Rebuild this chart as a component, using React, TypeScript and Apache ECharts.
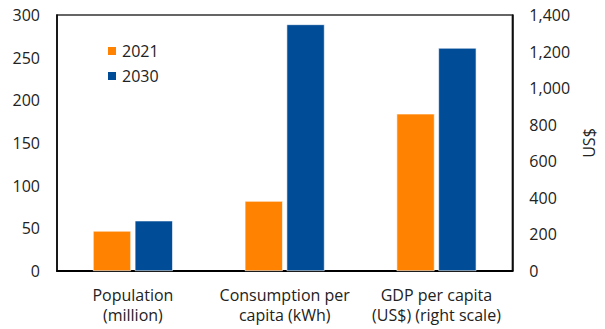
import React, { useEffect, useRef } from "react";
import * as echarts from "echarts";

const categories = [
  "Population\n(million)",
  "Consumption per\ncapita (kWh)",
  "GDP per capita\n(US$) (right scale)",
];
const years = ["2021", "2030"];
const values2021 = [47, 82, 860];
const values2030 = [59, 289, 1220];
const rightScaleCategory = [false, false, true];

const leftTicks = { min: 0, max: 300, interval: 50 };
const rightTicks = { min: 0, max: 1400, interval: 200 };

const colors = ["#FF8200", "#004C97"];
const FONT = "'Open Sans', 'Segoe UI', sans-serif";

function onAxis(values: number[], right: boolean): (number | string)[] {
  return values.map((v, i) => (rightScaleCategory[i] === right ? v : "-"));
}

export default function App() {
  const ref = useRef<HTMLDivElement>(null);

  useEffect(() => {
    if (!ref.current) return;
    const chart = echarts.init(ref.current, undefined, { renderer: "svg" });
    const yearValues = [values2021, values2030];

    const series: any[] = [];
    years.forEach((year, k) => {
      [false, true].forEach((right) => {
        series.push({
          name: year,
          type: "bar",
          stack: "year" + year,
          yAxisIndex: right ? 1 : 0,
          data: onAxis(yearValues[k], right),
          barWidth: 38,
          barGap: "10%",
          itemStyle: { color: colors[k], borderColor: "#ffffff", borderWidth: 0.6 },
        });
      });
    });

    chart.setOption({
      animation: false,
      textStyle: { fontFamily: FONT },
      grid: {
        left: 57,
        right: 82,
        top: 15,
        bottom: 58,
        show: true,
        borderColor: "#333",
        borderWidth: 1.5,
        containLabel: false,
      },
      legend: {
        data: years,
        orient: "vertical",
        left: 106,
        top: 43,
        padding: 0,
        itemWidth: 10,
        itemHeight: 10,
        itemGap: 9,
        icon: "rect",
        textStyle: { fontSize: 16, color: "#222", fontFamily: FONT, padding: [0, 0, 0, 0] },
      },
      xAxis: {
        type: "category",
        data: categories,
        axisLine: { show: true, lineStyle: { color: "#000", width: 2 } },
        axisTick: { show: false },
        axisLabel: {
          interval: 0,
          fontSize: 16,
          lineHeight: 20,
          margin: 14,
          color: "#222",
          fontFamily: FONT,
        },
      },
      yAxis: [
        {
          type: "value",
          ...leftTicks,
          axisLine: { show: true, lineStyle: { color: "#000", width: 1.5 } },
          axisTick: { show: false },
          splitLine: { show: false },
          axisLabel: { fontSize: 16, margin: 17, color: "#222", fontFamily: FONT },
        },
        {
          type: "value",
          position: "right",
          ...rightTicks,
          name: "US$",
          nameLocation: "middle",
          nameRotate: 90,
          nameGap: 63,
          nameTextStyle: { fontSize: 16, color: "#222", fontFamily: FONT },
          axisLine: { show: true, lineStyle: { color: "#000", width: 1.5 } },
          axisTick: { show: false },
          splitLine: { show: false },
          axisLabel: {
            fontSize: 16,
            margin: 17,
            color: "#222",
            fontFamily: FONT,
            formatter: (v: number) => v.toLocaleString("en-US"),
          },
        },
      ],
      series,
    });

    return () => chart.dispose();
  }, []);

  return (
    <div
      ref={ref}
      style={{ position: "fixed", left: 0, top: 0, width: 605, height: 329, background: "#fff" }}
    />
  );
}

────────────────────

The lines from the start of the data through the line that contains "import * as" are to be returned exactly, please, with both ends included and every picture left out.

Rebuild this chart as a component, using React, TypeScript and Apache ECharts.
import React, { useEffect, useRef } from "react";
import * as echarts from "echarts";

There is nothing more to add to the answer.